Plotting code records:

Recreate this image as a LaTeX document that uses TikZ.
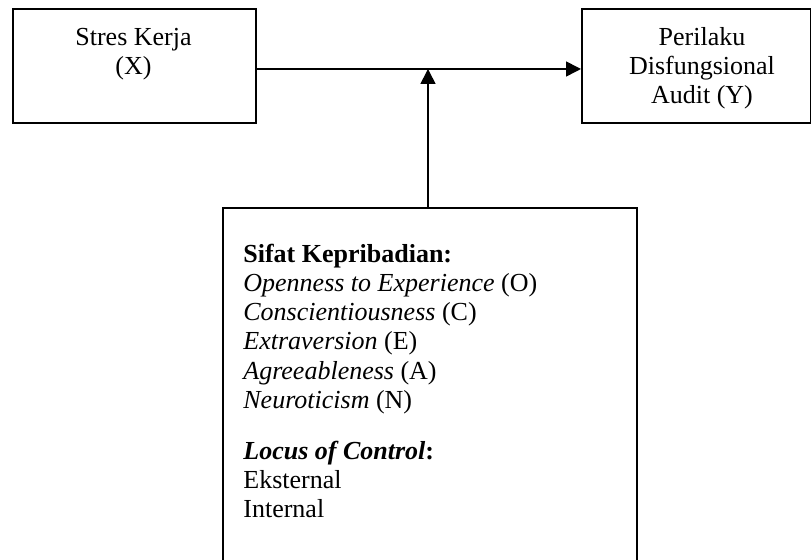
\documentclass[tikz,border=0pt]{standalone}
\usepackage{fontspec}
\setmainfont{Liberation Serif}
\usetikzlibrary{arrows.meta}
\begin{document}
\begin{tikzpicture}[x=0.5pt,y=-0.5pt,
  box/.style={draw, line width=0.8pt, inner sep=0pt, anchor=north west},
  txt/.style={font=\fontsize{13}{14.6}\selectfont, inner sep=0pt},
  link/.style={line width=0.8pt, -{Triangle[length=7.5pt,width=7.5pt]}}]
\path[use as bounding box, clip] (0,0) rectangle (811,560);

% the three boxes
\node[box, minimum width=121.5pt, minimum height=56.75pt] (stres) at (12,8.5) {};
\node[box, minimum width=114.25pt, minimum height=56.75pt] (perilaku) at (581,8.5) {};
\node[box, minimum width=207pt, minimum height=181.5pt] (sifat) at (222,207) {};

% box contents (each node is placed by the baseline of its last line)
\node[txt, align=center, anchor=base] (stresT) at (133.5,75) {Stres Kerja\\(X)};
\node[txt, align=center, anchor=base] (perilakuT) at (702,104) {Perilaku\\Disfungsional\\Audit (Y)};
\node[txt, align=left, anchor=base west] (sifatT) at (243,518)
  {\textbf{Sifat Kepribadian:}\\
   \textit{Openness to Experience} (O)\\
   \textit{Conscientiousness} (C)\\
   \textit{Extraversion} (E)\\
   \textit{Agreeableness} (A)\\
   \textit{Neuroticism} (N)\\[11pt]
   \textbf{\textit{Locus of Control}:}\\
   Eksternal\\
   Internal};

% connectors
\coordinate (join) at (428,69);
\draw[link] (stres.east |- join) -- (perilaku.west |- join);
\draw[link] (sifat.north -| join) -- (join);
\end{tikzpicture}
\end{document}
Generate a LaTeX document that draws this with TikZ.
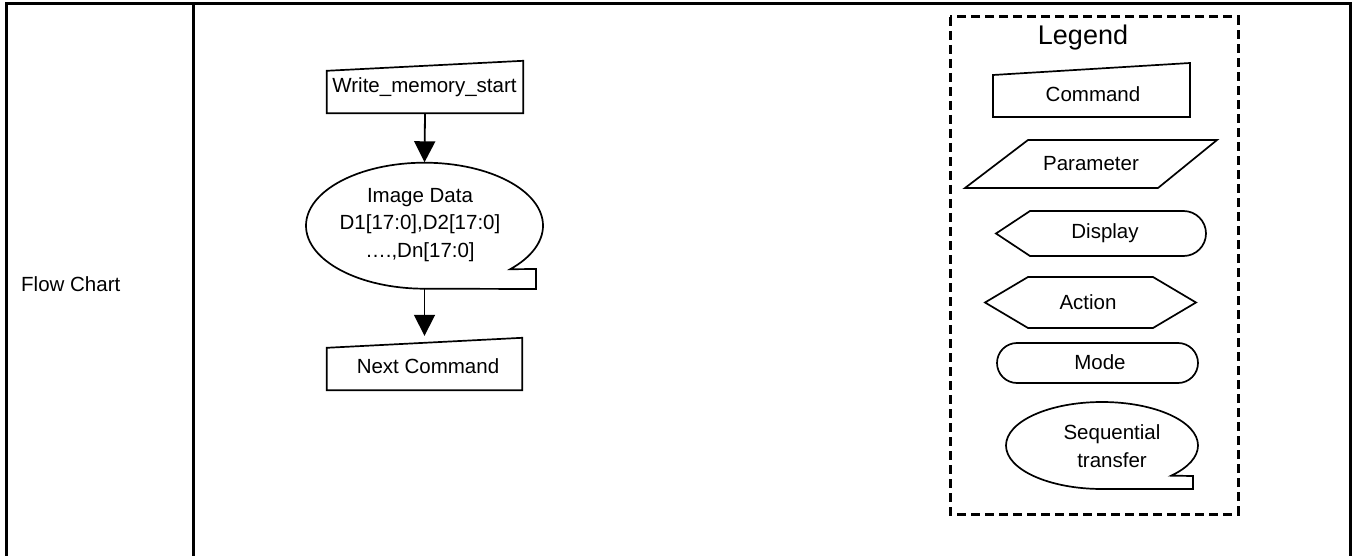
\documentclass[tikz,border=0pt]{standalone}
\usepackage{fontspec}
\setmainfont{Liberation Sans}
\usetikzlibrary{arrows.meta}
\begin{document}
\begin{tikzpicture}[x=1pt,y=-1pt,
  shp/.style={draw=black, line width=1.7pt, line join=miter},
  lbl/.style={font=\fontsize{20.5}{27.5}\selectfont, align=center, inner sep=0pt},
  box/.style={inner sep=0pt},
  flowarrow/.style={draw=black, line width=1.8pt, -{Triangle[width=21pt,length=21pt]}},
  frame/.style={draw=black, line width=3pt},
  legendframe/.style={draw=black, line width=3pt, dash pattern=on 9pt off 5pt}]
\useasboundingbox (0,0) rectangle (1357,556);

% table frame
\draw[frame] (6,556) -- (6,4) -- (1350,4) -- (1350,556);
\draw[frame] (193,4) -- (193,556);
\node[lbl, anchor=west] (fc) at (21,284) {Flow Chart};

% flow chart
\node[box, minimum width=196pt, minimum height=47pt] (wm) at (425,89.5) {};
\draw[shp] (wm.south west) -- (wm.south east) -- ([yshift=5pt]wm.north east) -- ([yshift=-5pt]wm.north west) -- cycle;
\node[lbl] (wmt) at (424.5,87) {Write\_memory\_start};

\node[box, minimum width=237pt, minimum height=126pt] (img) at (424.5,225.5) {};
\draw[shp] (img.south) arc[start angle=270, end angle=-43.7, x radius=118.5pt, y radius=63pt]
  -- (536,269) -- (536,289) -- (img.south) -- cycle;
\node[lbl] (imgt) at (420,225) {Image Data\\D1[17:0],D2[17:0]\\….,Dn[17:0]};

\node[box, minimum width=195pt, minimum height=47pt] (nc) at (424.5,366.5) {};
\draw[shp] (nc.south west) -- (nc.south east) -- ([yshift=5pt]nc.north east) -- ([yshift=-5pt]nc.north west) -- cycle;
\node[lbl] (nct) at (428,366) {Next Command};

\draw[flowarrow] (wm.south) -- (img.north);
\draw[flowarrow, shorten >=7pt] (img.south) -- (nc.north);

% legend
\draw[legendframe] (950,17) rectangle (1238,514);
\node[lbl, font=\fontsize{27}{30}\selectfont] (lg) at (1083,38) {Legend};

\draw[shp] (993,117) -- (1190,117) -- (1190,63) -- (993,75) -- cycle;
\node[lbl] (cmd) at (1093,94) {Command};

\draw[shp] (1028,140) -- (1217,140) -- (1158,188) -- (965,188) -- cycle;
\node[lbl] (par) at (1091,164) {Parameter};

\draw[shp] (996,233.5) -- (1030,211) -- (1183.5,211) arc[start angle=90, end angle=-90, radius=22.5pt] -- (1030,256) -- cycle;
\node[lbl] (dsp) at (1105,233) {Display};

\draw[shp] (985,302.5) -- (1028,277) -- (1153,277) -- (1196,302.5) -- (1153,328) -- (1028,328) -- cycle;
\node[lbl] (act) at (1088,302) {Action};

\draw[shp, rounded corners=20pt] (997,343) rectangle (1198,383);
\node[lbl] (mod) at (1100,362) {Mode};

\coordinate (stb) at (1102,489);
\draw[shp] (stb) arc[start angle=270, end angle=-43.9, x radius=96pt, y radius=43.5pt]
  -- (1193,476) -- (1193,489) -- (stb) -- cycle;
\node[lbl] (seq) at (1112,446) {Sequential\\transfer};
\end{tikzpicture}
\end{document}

* _What you need to do_
Leaving all pictures aside, quote each record exactly.

* _Reply to the task_
Recreate this image as a LaTeX document that uses TikZ.
\documentclass[tikz,border=0pt]{standalone}
\usepackage{fontspec}
\setmainfont{Liberation Serif}
\usetikzlibrary{arrows.meta}
\begin{document}
\begin{tikzpicture}[x=0.5pt,y=-0.5pt,
  box/.style={draw, line width=0.8pt, inner sep=0pt, anchor=north west},
  txt/.style={font=\fontsize{13}{14.6}\selectfont, inner sep=0pt},
  link/.style={line width=0.8pt, -{Triangle[length=7.5pt,width=7.5pt]}}]
\path[use as bounding box, clip] (0,0) rectangle (811,560);

% the three boxes
\node[box, minimum width=121.5pt, minimum height=56.75pt] (stres) at (12,8.5) {};
\node[box, minimum width=114.25pt, minimum height=56.75pt] (perilaku) at (581,8.5) {};
\node[box, minimum width=207pt, minimum height=181.5pt] (sifat) at (222,207) {};

% box contents (each node is placed by the baseline of its last line)
\node[txt, align=center, anchor=base] (stresT) at (133.5,75) {Stres Kerja\\(X)};
\node[txt, align=center, anchor=base] (perilakuT) at (702,104) {Perilaku\\Disfungsional\\Audit (Y)};
\node[txt, align=left, anchor=base west] (sifatT) at (243,518)
  {\textbf{Sifat Kepribadian:}\\
   \textit{Openness to Experience} (O)\\
   \textit{Conscientiousness} (C)\\
   \textit{Extraversion} (E)\\
   \textit{Agreeableness} (A)\\
   \textit{Neuroticism} (N)\\[11pt]
   \textbf{\textit{Locus of Control}:}\\
   Eksternal\\
   Internal};

% connectors
\coordinate (join) at (428,69);
\draw[link] (stres.east |- join) -- (perilaku.west |- join);
\draw[link] (sifat.north -| join) -- (join);
\end{tikzpicture}
\end{document}
Generate a LaTeX document that draws this with TikZ.
\documentclass[tikz,border=0pt]{standalone}
\usepackage{fontspec}
\setmainfont{Liberation Sans}
\usetikzlibrary{arrows.meta}
\begin{document}
\begin{tikzpicture}[x=1pt,y=-1pt,
  shp/.style={draw=black, line width=1.7pt, line join=miter},
  lbl/.style={font=\fontsize{20.5}{27.5}\selectfont, align=center, inner sep=0pt},
  box/.style={inner sep=0pt},
  flowarrow/.style={draw=black, line width=1.8pt, -{Triangle[width=21pt,length=21pt]}},
  frame/.style={draw=black, line width=3pt},
  legendframe/.style={draw=black, line width=3pt, dash pattern=on 9pt off 5pt}]
\useasboundingbox (0,0) rectangle (1357,556);

% table frame
\draw[frame] (6,556) -- (6,4) -- (1350,4) -- (1350,556);
\draw[frame] (193,4) -- (193,556);
\node[lbl, anchor=west] (fc) at (21,284) {Flow Chart};

% flow chart
\node[box, minimum width=196pt, minimum height=47pt] (wm) at (425,89.5) {};
\draw[shp] (wm.south west) -- (wm.south east) -- ([yshift=5pt]wm.north east) -- ([yshift=-5pt]wm.north west) -- cycle;
\node[lbl] (wmt) at (424.5,87) {Write\_memory\_start};

\node[box, minimum width=237pt, minimum height=126pt] (img) at (424.5,225.5) {};
\draw[shp] (img.south) arc[start angle=270, end angle=-43.7, x radius=118.5pt, y radius=63pt]
  -- (536,269) -- (536,289) -- (img.south) -- cycle;
\node[lbl] (imgt) at (420,225) {Image Data\\D1[17:0],D2[17:0]\\….,Dn[17:0]};

\node[box, minimum width=195pt, minimum height=47pt] (nc) at (424.5,366.5) {};
\draw[shp] (nc.south west) -- (nc.south east) -- ([yshift=5pt]nc.north east) -- ([yshift=-5pt]nc.north west) -- cycle;
\node[lbl] (nct) at (428,366) {Next Command};

\draw[flowarrow] (wm.south) -- (img.north);
\draw[flowarrow, shorten >=7pt] (img.south) -- (nc.north);

% legend
\draw[legendframe] (950,17) rectangle (1238,514);
\node[lbl, font=\fontsize{27}{30}\selectfont] (lg) at (1083,38) {Legend};

\draw[shp] (993,117) -- (1190,117) -- (1190,63) -- (993,75) -- cycle;
\node[lbl] (cmd) at (1093,94) {Command};

\draw[shp] (1028,140) -- (1217,140) -- (1158,188) -- (965,188) -- cycle;
\node[lbl] (par) at (1091,164) {Parameter};

\draw[shp] (996,233.5) -- (1030,211) -- (1183.5,211) arc[start angle=90, end angle=-90, radius=22.5pt] -- (1030,256) -- cycle;
\node[lbl] (dsp) at (1105,233) {Display};

\draw[shp] (985,302.5) -- (1028,277) -- (1153,277) -- (1196,302.5) -- (1153,328) -- (1028,328) -- cycle;
\node[lbl] (act) at (1088,302) {Action};

\draw[shp, rounded corners=20pt] (997,343) rectangle (1198,383);
\node[lbl] (mod) at (1100,362) {Mode};

\coordinate (stb) at (1102,489);
\draw[shp] (stb) arc[start angle=270, end angle=-43.9, x radius=96pt, y radius=43.5pt]
  -- (1193,476) -- (1193,489) -- (stb) -- cycle;
\node[lbl] (seq) at (1112,446) {Sequential\\transfer};
\end{tikzpicture}
\end{document}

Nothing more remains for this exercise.